__SUPPLIED DATA__:
=======
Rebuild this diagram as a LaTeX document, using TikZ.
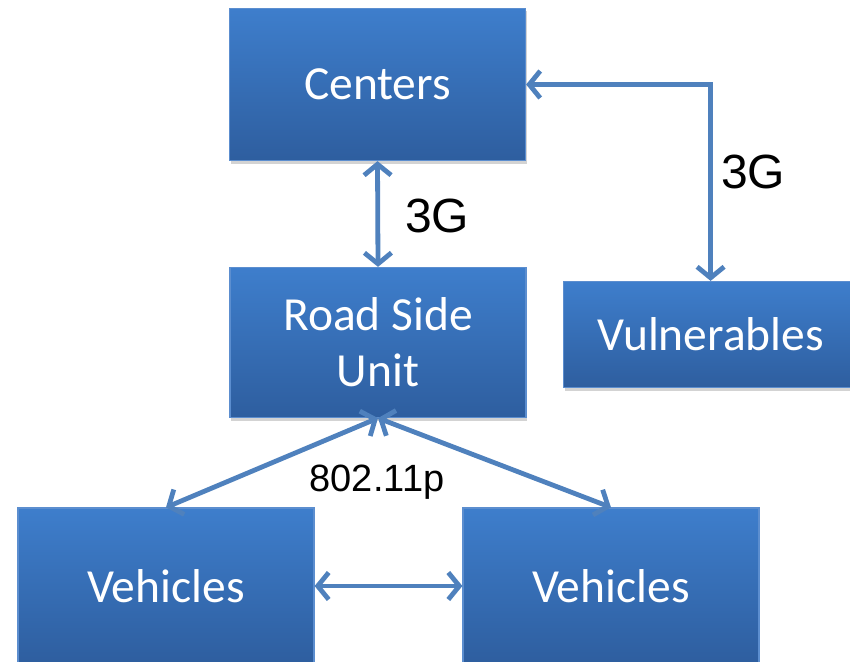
=======
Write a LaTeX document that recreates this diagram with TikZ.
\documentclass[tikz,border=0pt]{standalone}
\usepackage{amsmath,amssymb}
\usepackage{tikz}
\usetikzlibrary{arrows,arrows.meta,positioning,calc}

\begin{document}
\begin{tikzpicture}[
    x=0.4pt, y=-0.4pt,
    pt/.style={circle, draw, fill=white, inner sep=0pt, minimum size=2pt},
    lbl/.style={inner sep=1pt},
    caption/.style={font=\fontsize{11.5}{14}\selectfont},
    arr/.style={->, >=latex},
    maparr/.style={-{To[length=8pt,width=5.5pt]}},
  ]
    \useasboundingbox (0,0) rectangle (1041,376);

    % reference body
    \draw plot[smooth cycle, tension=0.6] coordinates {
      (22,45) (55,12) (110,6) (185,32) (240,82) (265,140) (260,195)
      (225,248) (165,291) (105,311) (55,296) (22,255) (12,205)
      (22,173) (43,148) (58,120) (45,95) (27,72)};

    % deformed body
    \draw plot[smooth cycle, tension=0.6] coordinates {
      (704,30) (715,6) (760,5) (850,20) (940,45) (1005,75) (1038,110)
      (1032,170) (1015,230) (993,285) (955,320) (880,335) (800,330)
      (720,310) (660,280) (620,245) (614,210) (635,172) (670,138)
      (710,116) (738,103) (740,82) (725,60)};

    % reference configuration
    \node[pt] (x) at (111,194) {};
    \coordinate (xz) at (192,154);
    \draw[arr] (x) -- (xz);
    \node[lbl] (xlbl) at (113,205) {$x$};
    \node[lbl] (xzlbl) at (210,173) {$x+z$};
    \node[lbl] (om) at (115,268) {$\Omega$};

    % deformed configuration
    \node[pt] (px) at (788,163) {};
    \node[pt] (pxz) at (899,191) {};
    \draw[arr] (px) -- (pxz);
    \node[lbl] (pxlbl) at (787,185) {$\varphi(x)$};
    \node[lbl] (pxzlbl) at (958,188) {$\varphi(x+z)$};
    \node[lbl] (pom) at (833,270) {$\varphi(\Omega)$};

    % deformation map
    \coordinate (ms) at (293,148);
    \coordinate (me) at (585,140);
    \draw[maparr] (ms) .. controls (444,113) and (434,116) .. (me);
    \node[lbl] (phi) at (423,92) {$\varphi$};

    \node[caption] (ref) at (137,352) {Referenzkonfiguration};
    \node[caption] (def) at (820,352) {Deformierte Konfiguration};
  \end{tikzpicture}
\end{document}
=======
__WRITTEN REQUEST__:
Retype, exactly and in full, the lines above from the one containing "Write a LaTeX" through the one containing "(710,116) (738,103) (740,82)".

__ANSWER BELOW__:
Write a LaTeX document that recreates this diagram with TikZ.
\documentclass[tikz,border=0pt]{standalone}
\usepackage{amsmath,amssymb}
\usepackage{tikz}
\usetikzlibrary{arrows,arrows.meta,positioning,calc}

\begin{document}
\begin{tikzpicture}[
    x=0.4pt, y=-0.4pt,
    pt/.style={circle, draw, fill=white, inner sep=0pt, minimum size=2pt},
    lbl/.style={inner sep=1pt},
    caption/.style={font=\fontsize{11.5}{14}\selectfont},
    arr/.style={->, >=latex},
    maparr/.style={-{To[length=8pt,width=5.5pt]}},
  ]
    \useasboundingbox (0,0) rectangle (1041,376);

    % reference body
    \draw plot[smooth cycle, tension=0.6] coordinates {
      (22,45) (55,12) (110,6) (185,32) (240,82) (265,140) (260,195)
      (225,248) (165,291) (105,311) (55,296) (22,255) (12,205)
      (22,173) (43,148) (58,120) (45,95) (27,72)};

    % deformed body
    \draw plot[smooth cycle, tension=0.6] coordinates {
      (704,30) (715,6) (760,5) (850,20) (940,45) (1005,75) (1038,110)
      (1032,170) (1015,230) (993,285) (955,320) (880,335) (800,330)
      (720,310) (660,280) (620,245) (614,210) (635,172) (670,138)
      (710,116) (738,103) (740,82) (725,60)};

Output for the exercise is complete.